ICE Removals Under Trump vs. Obama
[UPDATED with more info about interior removals under Obama.]
I kept hearing conflicting statistics, but thanks to a commenter at Scott Sumner’s blog, I found the relevant reports to sort it all out.
So if you want to make it seem like Trump is deporting way more people than Obama–and both Trump’s fans and critics might want to do so–you can produce a chart like this:
So the above figure is looking at ICE activity from the day Trump was inaugurated, to the end of fiscal year 2017. Then it compares to the same time period, a year earlier. And yep, that’s a big surge. It either proves Trump is a heartless monster (if you’re a critic) or it proves he’s enforcing his campaign promises (if you’re a fan).
However, you may also have heard people throwing around stats suggesting that immigration removals are way down under Trump. If you want to make that case, you can grab Figure 1 from this 2015 report, and compare it to Figure 14 from the 2017 report. And look what you find:
vs.
Notice FY 2015 appears in both, and it’s the same exact number, so you know this is apples to apples. As you can see, when we look not just at “interior” ICE removals, but also include border removals, then in the first year of the Trump Administration, total ICE removals were about 45% lower than they were at the peak year under Obama.

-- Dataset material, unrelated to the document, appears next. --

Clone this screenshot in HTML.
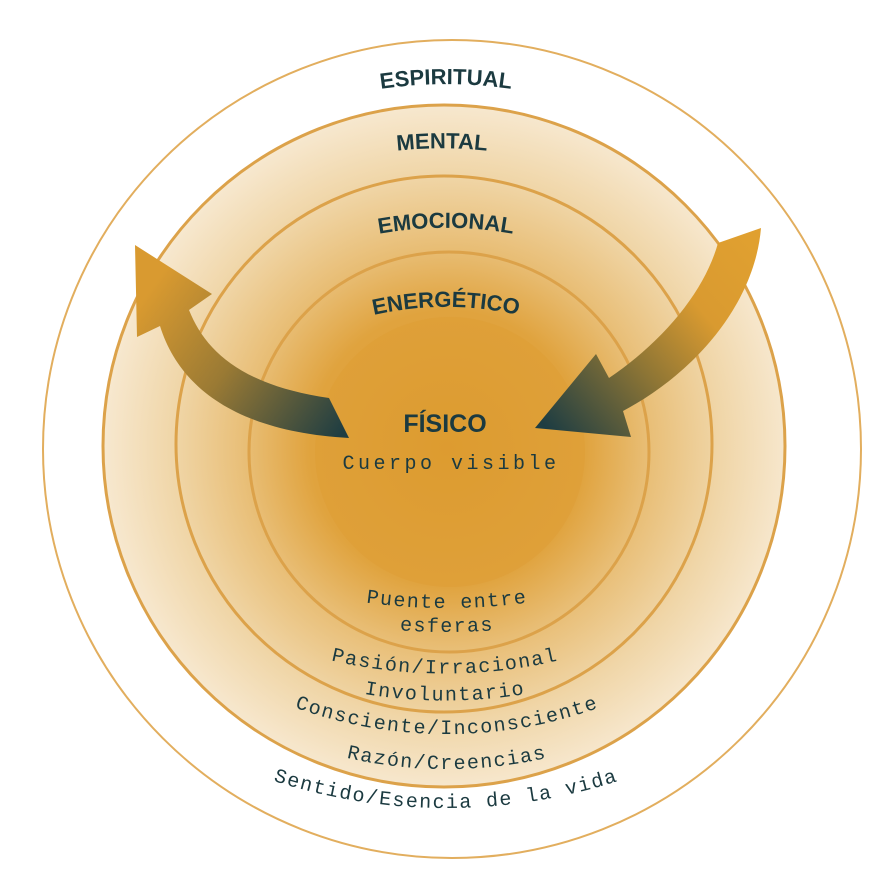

I’m not drawing any conclusions from all of this, just trying to clarify what’s going on.
UPDATE: Whoa! I missed this on my first pass. Look at this:
So, under Trump, ICE had 61,094 “interior” removals (that’s taken from the first chart I posted above). But in FY2009, the first fiscal year under Obama, ICE has 237,941 interior removals. And that’s not some holdover from the Bush years. Three years later, the figure was 180,970.
For people freaking out about the number of people inside the US whom ICE has deported under Trump, it looks like the analogous figure for Obama was typically three to four times higher.